_Aim_
Reproduce all of the data below without alteration; exclude every picture.

* * *

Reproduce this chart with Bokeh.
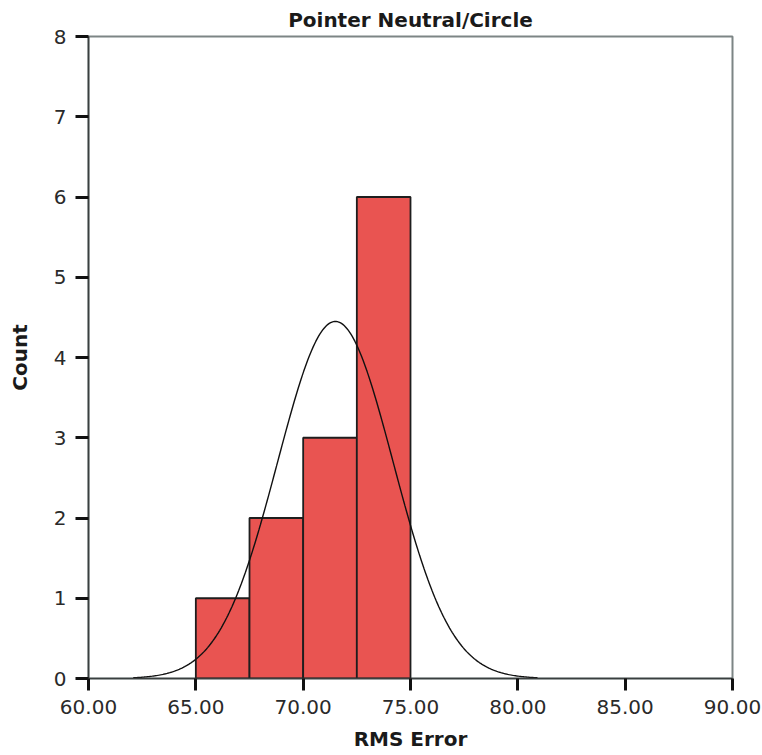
import numpy as np
from bokeh.plotting import figure
from bokeh.models import NumeralTickFormatter, FixedTicker, Range1d
from bokeh.embed import file_html
from bokeh.resources import INLINE

# Histogram data
bin_left = [65.0, 67.5, 70.0, 72.5]
bin_right = [67.5, 70.0, 72.5, 75.0]
counts = [1, 2, 3, 6]

# Fitted normal curve parameters
curve_mean = 71.5
curve_sd = 2.69
n_total = 12
bin_width = 2.5

x_ticks = [60, 65, 70, 75, 80, 85, 90]
y_ticks = [0, 1, 2, 3, 4, 5, 6, 7, 8]

p = figure(width=762, height=755, output_backend="svg", toolbar_location=None,
           x_range=Range1d(60, 90), y_range=Range1d(0, 8),
           min_border_left=88, min_border_right=30, min_border_top=35, min_border_bottom=77,
           title="Pointer Neutral/Circle")

p.title.align = "center"
p.title.text_font = "DejaVu Sans"
p.title.text_font_size = "20px"
p.title.text_font_style = "bold"
p.title.text_color = "#1a1a1a"

p.quad(left=bin_left, right=bin_right, bottom=0, top=counts,
       fill_color="#e95451", line_color="#1e1e1e", line_width=1.8)

xs = np.linspace(curve_mean - 3.5 * curve_sd, curve_mean + 3.5 * curve_sd, 300)
ys = n_total * bin_width * np.exp(-0.5 * ((xs - curve_mean) / curve_sd) ** 2) / (curve_sd * np.sqrt(2 * np.pi))
p.line(xs, ys, line_color="#111111", line_width=1.4)

p.xgrid.visible = False
p.ygrid.visible = False
p.outline_line_color = "#7d8585"
p.outline_line_width = 2
p.background_fill_color = "white"
p.border_fill_color = "white"

for ax in (p.xaxis[0], p.yaxis[0]):
    ax.axis_line_color = "#3a3f3f"
    ax.axis_line_width = 1.6
    ax.major_tick_in = 0
    ax.major_tick_out = 12
    ax.major_tick_line_width = 3
    ax.major_tick_line_color = "#111111"
    ax.minor_tick_line_color = None
    ax.major_label_text_font = "DejaVu Sans"
    ax.major_label_text_font_size = "20px"
    ax.major_label_text_color = "#2a2a2a"
    ax.axis_label_text_font = "DejaVu Sans"
    ax.axis_label_text_font_size = "20px"
    ax.axis_label_text_font_style = "bold"
    ax.axis_label_text_color = "#1a1a1a"

p.xaxis[0].ticker = FixedTicker(ticks=x_ticks)
p.xaxis[0].formatter = NumeralTickFormatter(format="0.00")
p.xaxis[0].axis_label = "RMS Error"
p.xaxis[0].major_label_standoff = 9
p.xaxis[0].axis_label_standoff = 10

p.yaxis[0].ticker = FixedTicker(ticks=y_ticks)
p.yaxis[0].axis_label = "Count"
p.yaxis[0].major_label_standoff = 9
p.yaxis[0].axis_label_standoff = 19
p.yaxis[0].major_tick_out = 13

open("out.html", "w").write(file_html(p, INLINE))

* * *

_Output for this exercise_
Reproduce this chart with Bokeh.
import numpy as np
from bokeh.plotting import figure
from bokeh.models import NumeralTickFormatter, FixedTicker, Range1d
from bokeh.embed import file_html
from bokeh.resources import INLINE

# Histogram data
bin_left = [65.0, 67.5, 70.0, 72.5]
bin_right = [67.5, 70.0, 72.5, 75.0]
counts = [1, 2, 3, 6]

# Fitted normal curve parameters
curve_mean = 71.5
curve_sd = 2.69
n_total = 12
bin_width = 2.5

x_ticks = [60, 65, 70, 75, 80, 85, 90]
y_ticks = [0, 1, 2, 3, 4, 5, 6, 7, 8]

p = figure(width=762, height=755, output_backend="svg", toolbar_location=None,
           x_range=Range1d(60, 90), y_range=Range1d(0, 8),
           min_border_left=88, min_border_right=30, min_border_top=35, min_border_bottom=77,
           title="Pointer Neutral/Circle")

p.title.align = "center"
p.title.text_font = "DejaVu Sans"
p.title.text_font_size = "20px"
p.title.text_font_style = "bold"
p.title.text_color = "#1a1a1a"

p.quad(left=bin_left, right=bin_right, bottom=0, top=counts,
       fill_color="#e95451", line_color="#1e1e1e", line_width=1.8)

xs = np.linspace(curve_mean - 3.5 * curve_sd, curve_mean + 3.5 * curve_sd, 300)
ys = n_total * bin_width * np.exp(-0.5 * ((xs - curve_mean) / curve_sd) ** 2) / (curve_sd * np.sqrt(2 * np.pi))
p.line(xs, ys, line_color="#111111", line_width=1.4)

p.xgrid.visible = False
p.ygrid.visible = False
p.outline_line_color = "#7d8585"
p.outline_line_width = 2
p.background_fill_color = "white"
p.border_fill_color = "white"

for ax in (p.xaxis[0], p.yaxis[0]):
    ax.axis_line_color = "#3a3f3f"
    ax.axis_line_width = 1.6
    ax.major_tick_in = 0
    ax.major_tick_out = 12
    ax.major_tick_line_width = 3
    ax.major_tick_line_color = "#111111"
    ax.minor_tick_line_color = None
    ax.major_label_text_font = "DejaVu Sans"
    ax.major_label_text_font_size = "20px"
    ax.major_label_text_color = "#2a2a2a"
    ax.axis_label_text_font = "DejaVu Sans"
    ax.axis_label_text_font_size = "20px"
    ax.axis_label_text_font_style = "bold"
    ax.axis_label_text_color = "#1a1a1a"

p.xaxis[0].ticker = FixedTicker(ticks=x_ticks)
p.xaxis[0].formatter = NumeralTickFormatter(format="0.00")
p.xaxis[0].axis_label = "RMS Error"
p.xaxis[0].major_label_standoff = 9
p.xaxis[0].axis_label_standoff = 10

p.yaxis[0].ticker = FixedTicker(ticks=y_ticks)
p.yaxis[0].axis_label = "Count"
p.yaxis[0].major_label_standoff = 9
p.yaxis[0].axis_label_standoff = 19
p.yaxis[0].major_tick_out = 13

open("out.html", "w").write(file_html(p, INLINE))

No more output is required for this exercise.